Michael Campbell

Story Time.

What A Doll

by | Mar 11, 2009 | Uncategorized

Happy Birthday Barbie!

She turned 50 yesterday. That makes her a Pisces: intuitive, creative, and prone to addictions, but you can tell that by looking at her. She looks great, though—far younger than her years—which often is the case with people who are injected with plastic.

To mark the special day, oppressive paternal regimes have banned Barbie altogether, including India, Saudi Arabia, the Taliban and West Virginia.

Barbie has been through a lot. As of today, she has had 108 occupations. It caused a media stir in 1995 when she was recalled from her Teacher Barbie job for not wearing underwear. She ran for president in 2004, as a member of the Girl Party. (She lost.) For all these years, she has not been able to get down off her tiptoes.

According to Mattel, Barbie had a sister Skipper, introduced in 1963, and Tutti, her twin, who came in 1964. (?) Both vanished years ago, and were never seen again, mostly because nobody looked. Barbie got three new sisters thirty years later.

Including a horse, a lion cub and a chimpanzee, Barbie has had over fifty pets, not counting Ken. She and Ken, her boyfriend of forty years, broke up on Valentine’s Day 2004, because he would not commit. (We know the real reason. Hello, cardigan sweater.) They reunited last year. They are still not engaged.

If she were life-sized, she would be 6′ tall, 100 pounds, a size 4, and her measurements would be 39-19-33. Her inventor, Ruth Handler, also held a patent on prosthetic plastic breasts for women, which had a very natural look and feel.

Barbie was named after the inventor’s daughter, and Ken was named after the inventor’s son. So, um, ick.

Barbie was the first doll I bothered to undress. I learned a lot, although I ran into a few surprises years later. Ken was missing a few details too. At least, I think they were missing.

Parents can fly their children to Chicago to visit Barbie Place, where for $1200 (airfare included) you can have tea with your doll and get her hair styled.
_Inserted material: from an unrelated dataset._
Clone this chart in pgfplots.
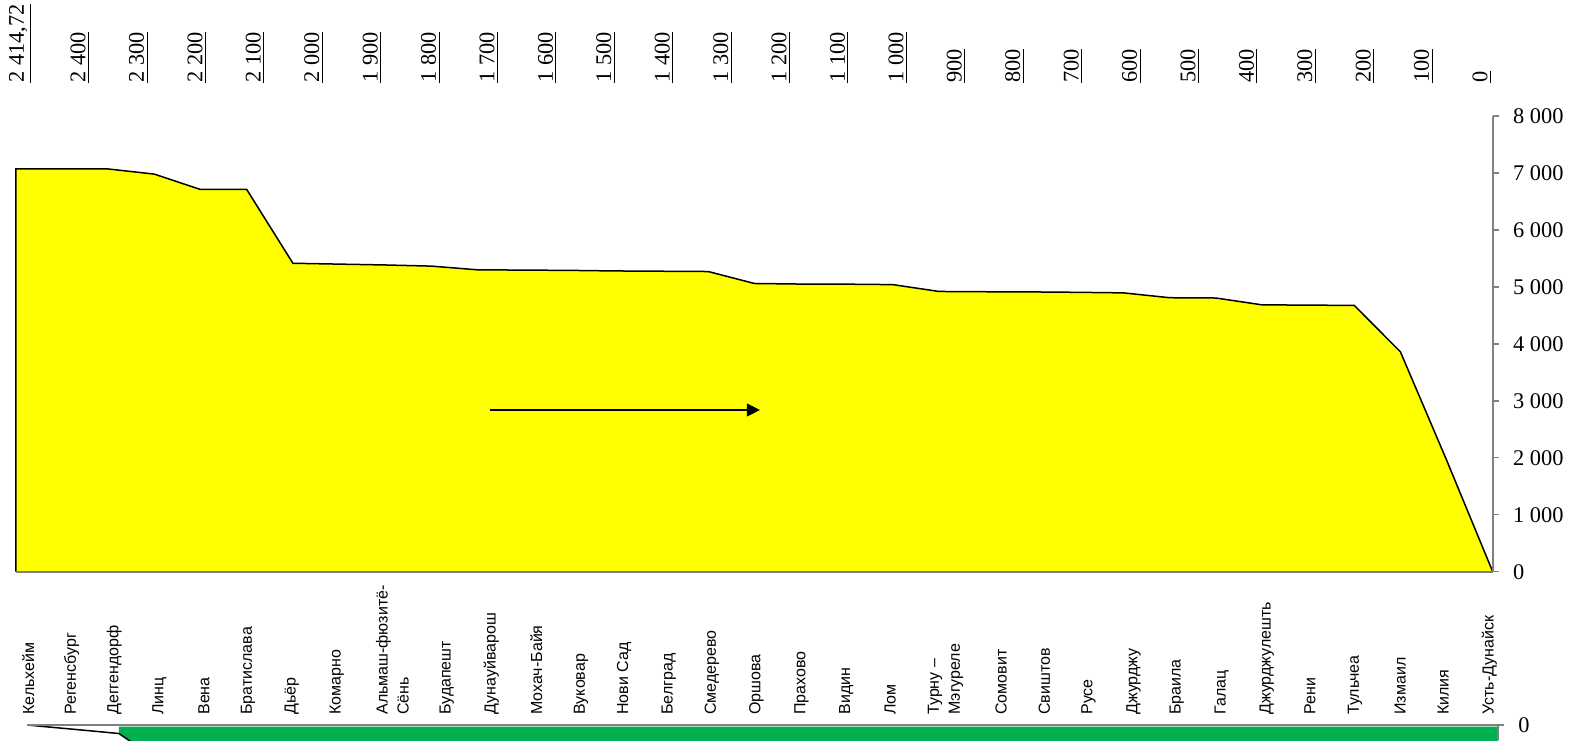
\documentclass[border=0pt]{standalone}
\usepackage{fontspec}
\setmainfont{Liberation Serif}
\newfontfamily\labelfont{Liberation Sans}
\usepackage{pgfplots}
\pgfplotsset{compat=1.18}
\usetikzlibrary{arrows.meta}
\definecolor{axgray}{RGB}{128,128,128}
\definecolor{exgreen}{RGB}{0,176,80}
\definecolor{exyellow}{RGB}{255,255,0}
\begin{document}
\begin{tikzpicture}
\useasboundingbox (0,0) rectangle (791.5pt,-370pt);
% main profile
\begin{axis}[
  at={(8pt,-285.85pt)}, anchor=south west,
  scale only axis, width=738.35pt, height=227.85pt,
  xmin=0, xmax=32, ymin=0, ymax=8000,
  axis x line*=bottom, axis y line*=right,
  axis line style={draw=axgray, line width=0.85pt},
  axis on top, clip=false,
  xtick=\empty,
  ytick={0,1000,2000,3000,4000,5000,6000,7000,8000},
  yticklabels={0,1~000,2~000,3~000,4~000,5~000,6~000,7~000,8~000},
  tick align=outside, major tick length=3pt,
  ytick style={draw=axgray, line width=0.7pt},
  yticklabel style={anchor=west, inner sep=0pt, xshift=7pt, font=\fontsize{11.2pt}{13pt}\selectfont},
]
\addplot[fill=exyellow, draw=none] coordinates {
(0,7070) (1,7070) (2,7070) (3,6980) (4,6710) (5,6710) (6,5415) (7,5400) (8,5385) (9,5365)
(10,5300) (11,5295) (12,5290) (13,5280) (14,5275) (15,5270) (16,5060) (17,5050) (18,5048) (19,5040)
(20,4920) (21,4915) (22,4912) (23,4905) (24,4895) (25,4810) (26,4805) (27,4685) (28,4680) (29,4675)
(30,3860) (31,1960) (32,0)} \closedcycle;
\addplot[black, line width=0.75pt] coordinates {
(0,0) (0,7070) (1,7070) (2,7070) (3,6980) (4,6710) (5,6710) (6,5415) (7,5400) (8,5385) (9,5365)
(10,5300) (11,5295) (12,5290) (13,5280) (14,5275) (15,5270) (16,5060) (17,5050) (18,5048) (19,5040)
(20,4920) (21,4915) (22,4912) (23,4905) (24,4895) (25,4810) (26,4805) (27,4685) (28,4680) (29,4675)
(30,3860) (31,1960) (32,0)};
\addplot[black, line width=0.65pt, -{Triangle[length=6.5pt,width=6.5pt]}] coordinates {(10.27,2839) (16.12,2839)};
\end{axis}
% top kilometre labels
\begin{axis}[
  at={(15.85pt,-41.5pt)}, anchor=north west,
  scale only axis, width=730.15pt, height=5pt,
  xmin=0, xmax=25, ymin=0, ymax=1,
  axis line style={draw=none},
  xtick={0,1,2,3,4,5,6,7,8,9,10,11,12,13,14,15,16,17,18,19,20,21,22,23,24,25},
  xtick pos=upper, xticklabel pos=upper,
  xtick style={draw=none},
  ytick=\empty,
  xticklabels={{\underline{2~414,72}},\underline{2~400},\underline{2~300},\underline{2~200},\underline{2~100},\underline{2~000},\underline{1~900},\underline{1~800},\underline{1~700},\underline{1~600},\underline{1~500},\underline{1~400},\underline{1~300},\underline{1~200},\underline{1~100},\underline{1~000},\underline{900},\underline{800},\underline{700},\underline{600},\underline{500},\underline{400},\underline{300},\underline{200},\underline{100},\underline{0}},
  xticklabel style={rotate=90, anchor=south west, inner sep=0pt, font=\fontsize{11.2pt}{13pt}\selectfont},
]
\end{axis}
% bottom strip
\begin{axis}[
  at={(13.5pt,-370pt)}, anchor=south west,
  scale only axis, width=735.5pt, height=7.5pt,
  xmin=0, xmax=32, ymin=-15, ymax=0,
  axis x line*=top, axis y line*=right,
  axis line style={draw=axgray, line width=0.85pt},
  axis on top,
  xtick={0.03,0.97,1.90,2.88,3.85,4.81,5.76,6.74,7.95,9.13,10.10,11.08,12.05,12.99,13.96,14.90,15.87,16.85,17.82,18.78,19.98,21.19,22.13,23.09,24.07,25.01,25.99,26.97,27.91,28.89,29.87,30.81,31.81},
  xticklabels={Кельхейм,Регенсбург,Деггендорф,Линц,Вена,Братислава,Дьёр,Комарно,{Альмаш-фюзитё-\\Сёнь},Будапешт,Дунауйварош,Мохач-Байя,Вуковар,Нови Сад,Белград,Смедерево,Оршова,Прахово,Видин,Лом,{Турну –\\Мэгуреле},Сомовит,Свиштов,Русе,Джурджу,Браила,Галац,Джурджулешть,Рени,Тульчеа,Измаил,Килия,Усть-Дунайск},
  xtick style={draw=none},
  xticklabel style={yshift=2pt, rotate=90, anchor=west, inner sep=0pt, align=left, font=\labelfont\fontsize{8pt}{10.5pt}\selectfont},
  ytick={0}, yticklabels={0},
  tick align=outside, major tick length=3pt,
  ytick style={draw=axgray, line width=0.7pt},
  yticklabel style={anchor=west, inner sep=0pt, xshift=7pt, font=\fontsize{11.2pt}{13pt}\selectfont},
]
\addplot[fill=exgreen, draw=none] coordinates {(2,-1.7) (32,-1.7) (32,-60) (3,-40) (2,-8.5)};
\addplot[black, line width=0.75pt] coordinates {(0,0) (1,-4.2) (2,-8.5) (3,-40) (4,-80)};
\end{axis}
\end{tikzpicture}
\end{document}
For about the same price, you can go to cosmetology school and style her hair yourself. There is also a Barbie Hospital, where you can replace broken limbs and heads, although not necessarily with matching ones. Parts are expensive, so it is often cheaper to buy a new Barbie than it is to Frankenstein one together out of spare parts. That is one thing Barbie and real people have in common.

So happy birthday, Barbie. I wish you fifty more fascinating years. And good luck with that Ken thing.